Written by U.S. Air Force Senior Airman Amber Ashcraft
Panjshir Provincial Reconstruction Team Public Affairs
Panjshir Province, Afghanistan – Panjshir Provincial Reconstruction Team members attended a Buzkashi match in Paryan District, April 7th.
Buzkashi, which literally translates to goat dragging, is the national sport of Afghanistan. The crowd consisted of more than a thousand people including local Afghans and several PRT members
“I’ve read about the game and seen it portrayed in movies,” said U.S. Air Force Lt. Col. Joseph Blevins, the PRT commander and Oregonia, Ohio, native. “You don’t truly appreciate the level of intensity involved until you see a match in person.”
The game is played on special occasions such as weddings, the Islamic holiday of Eid and Nowruz, or Afghan New Years.
This particular Buzkashi game was played for the Paryan District Governor Abdul Jalil’s son’s wedding. Jalil invited members of the PRT to attend the match and help celebrate.
“The PRT is involved in a lot with Panjshir, so I wanted to invite them to something a little more personal to build our friendship,” said Jalil through an interpreter.
The chapandaz, or Buzkashi players, and their horses go through rigorous training before competing in the game. The object of the game is to grab the carcass of a goat or calf, clear it of other players and get it into a target circle to attain points. The game can last anywhere from an hour to several days.
This match lasted three hours.
“Being at a Buzkashi game is kind of like being at a Nascar race, in the middle of a rodeo,” said U.S. Air Force Senior Airman Darin Pugh, a PRT vehicle maintenance member, and Tacoma, WA, native. “It’s a truly interactive sport.

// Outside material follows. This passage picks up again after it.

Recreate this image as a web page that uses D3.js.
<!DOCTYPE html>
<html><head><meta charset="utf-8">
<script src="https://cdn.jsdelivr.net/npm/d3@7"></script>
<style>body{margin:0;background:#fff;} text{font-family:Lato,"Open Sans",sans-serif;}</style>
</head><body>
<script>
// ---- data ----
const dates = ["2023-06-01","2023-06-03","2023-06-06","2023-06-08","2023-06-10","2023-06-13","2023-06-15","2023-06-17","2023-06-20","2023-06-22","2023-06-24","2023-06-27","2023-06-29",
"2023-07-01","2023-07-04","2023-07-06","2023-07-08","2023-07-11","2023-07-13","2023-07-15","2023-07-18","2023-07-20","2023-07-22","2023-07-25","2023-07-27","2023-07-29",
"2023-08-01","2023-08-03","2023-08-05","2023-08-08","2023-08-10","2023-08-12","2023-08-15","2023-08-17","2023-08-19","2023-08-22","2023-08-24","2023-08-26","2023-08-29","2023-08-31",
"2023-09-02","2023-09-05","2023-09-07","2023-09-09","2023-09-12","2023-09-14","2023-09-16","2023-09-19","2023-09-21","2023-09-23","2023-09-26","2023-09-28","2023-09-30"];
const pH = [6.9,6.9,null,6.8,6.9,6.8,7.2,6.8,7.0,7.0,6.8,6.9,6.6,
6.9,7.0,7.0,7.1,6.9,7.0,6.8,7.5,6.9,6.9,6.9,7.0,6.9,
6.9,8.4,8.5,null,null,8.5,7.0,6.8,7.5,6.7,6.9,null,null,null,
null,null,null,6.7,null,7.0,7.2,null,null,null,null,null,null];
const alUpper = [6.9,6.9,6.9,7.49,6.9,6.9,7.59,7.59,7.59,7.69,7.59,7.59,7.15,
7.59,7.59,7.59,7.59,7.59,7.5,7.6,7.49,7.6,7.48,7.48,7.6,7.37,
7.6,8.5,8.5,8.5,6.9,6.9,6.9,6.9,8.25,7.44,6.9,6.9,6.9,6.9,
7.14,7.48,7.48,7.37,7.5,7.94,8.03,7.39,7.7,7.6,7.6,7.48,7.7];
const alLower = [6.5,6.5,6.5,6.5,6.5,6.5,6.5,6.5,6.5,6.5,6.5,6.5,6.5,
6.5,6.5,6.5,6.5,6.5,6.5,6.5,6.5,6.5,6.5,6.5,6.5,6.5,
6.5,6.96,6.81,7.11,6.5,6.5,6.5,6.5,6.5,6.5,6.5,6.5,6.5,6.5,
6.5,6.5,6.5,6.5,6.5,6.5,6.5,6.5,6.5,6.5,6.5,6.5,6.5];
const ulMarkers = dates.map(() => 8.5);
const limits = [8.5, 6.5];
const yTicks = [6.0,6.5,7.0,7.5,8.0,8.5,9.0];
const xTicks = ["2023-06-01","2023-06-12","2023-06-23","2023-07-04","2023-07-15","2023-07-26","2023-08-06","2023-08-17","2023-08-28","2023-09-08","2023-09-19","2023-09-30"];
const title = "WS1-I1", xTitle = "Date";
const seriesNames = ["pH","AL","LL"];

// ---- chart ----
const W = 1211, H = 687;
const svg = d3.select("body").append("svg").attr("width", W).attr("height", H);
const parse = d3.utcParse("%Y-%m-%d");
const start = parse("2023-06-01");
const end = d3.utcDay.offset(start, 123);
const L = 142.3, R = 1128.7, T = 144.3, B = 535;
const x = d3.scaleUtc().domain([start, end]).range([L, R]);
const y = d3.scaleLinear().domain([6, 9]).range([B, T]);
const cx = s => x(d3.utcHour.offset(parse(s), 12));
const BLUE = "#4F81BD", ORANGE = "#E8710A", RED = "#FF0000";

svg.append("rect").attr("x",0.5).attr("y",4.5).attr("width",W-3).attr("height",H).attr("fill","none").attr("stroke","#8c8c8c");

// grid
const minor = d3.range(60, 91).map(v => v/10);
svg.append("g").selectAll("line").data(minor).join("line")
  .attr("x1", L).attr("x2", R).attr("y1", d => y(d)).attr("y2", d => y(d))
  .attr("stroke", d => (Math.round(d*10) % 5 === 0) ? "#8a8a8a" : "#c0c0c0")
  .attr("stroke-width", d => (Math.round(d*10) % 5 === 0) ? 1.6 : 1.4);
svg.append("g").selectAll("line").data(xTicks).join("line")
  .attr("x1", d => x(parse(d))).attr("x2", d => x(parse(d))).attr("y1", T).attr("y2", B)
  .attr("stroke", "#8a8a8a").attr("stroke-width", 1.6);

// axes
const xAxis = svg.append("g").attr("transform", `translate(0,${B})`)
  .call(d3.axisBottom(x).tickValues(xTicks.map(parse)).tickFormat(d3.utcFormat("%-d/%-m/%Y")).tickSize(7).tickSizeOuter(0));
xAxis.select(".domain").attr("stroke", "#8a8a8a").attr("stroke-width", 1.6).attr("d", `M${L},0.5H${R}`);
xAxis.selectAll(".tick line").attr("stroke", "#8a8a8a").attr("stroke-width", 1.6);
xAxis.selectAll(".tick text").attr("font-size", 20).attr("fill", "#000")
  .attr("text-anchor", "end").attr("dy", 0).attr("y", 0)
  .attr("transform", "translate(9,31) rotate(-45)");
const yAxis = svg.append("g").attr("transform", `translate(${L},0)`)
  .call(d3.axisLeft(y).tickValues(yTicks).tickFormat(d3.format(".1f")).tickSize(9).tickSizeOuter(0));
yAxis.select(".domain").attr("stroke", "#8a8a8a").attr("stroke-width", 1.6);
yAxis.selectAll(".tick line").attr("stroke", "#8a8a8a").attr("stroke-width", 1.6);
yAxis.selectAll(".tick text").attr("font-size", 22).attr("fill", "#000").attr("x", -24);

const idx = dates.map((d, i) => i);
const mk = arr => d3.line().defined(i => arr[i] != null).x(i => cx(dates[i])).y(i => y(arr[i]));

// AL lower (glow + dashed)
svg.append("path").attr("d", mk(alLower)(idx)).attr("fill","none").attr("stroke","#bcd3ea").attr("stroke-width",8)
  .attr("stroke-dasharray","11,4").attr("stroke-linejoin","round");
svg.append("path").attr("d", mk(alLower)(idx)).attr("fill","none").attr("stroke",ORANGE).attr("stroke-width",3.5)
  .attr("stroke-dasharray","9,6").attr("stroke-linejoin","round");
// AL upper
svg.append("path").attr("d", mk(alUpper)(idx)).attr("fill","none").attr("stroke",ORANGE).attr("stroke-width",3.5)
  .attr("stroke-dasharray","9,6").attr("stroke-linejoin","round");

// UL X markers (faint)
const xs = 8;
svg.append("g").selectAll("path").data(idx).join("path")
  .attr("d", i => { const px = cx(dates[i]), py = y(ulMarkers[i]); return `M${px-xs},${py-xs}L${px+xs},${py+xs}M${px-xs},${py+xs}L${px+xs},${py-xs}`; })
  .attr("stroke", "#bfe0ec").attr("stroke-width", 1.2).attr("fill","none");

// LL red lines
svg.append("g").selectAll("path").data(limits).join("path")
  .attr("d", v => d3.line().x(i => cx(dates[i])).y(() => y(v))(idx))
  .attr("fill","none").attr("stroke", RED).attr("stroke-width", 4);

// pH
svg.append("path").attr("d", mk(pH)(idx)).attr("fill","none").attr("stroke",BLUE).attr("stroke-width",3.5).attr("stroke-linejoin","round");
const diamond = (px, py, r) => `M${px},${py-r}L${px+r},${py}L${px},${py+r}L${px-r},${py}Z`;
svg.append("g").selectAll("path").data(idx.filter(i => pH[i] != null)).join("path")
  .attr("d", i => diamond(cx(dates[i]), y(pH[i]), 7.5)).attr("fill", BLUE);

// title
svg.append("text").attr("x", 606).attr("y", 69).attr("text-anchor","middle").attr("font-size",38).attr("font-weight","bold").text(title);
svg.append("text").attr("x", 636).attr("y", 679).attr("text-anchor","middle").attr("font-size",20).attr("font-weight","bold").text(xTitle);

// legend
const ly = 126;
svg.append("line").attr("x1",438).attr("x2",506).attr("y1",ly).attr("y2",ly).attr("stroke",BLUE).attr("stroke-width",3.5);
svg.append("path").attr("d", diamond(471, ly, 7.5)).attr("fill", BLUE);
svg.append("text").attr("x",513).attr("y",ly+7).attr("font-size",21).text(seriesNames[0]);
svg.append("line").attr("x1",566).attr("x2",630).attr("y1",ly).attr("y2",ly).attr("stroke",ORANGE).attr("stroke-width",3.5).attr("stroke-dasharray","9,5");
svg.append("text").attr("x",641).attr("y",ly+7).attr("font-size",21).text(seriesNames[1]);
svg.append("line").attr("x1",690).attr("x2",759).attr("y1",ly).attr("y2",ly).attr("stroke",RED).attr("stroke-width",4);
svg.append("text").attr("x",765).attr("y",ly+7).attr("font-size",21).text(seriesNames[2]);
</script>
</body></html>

Not only do the participants need to have their head on a swivel, to find the carcass to score. The onlookers also have to keep theirs rotating as well, to keep from being trampled, as the boundaries and sidelines become intertwined.”
The players usually wear heavy clothing and head gear to protect themselves against the other players’ whips and boots. The boots usually have high heels that lock into the paddle, of the horse’s saddle. This helps the rider lean on the side of the horse while trying to pick up the carcass.
In the end, winners are awarded a chapan (an intricately decorated coat), turbans and cash among other prizes.
“The winner received 4,000 (Afghani),” said Jalil, who was also a player in the Buzkashi game. “We’re very happy the PRT members were able to attend.”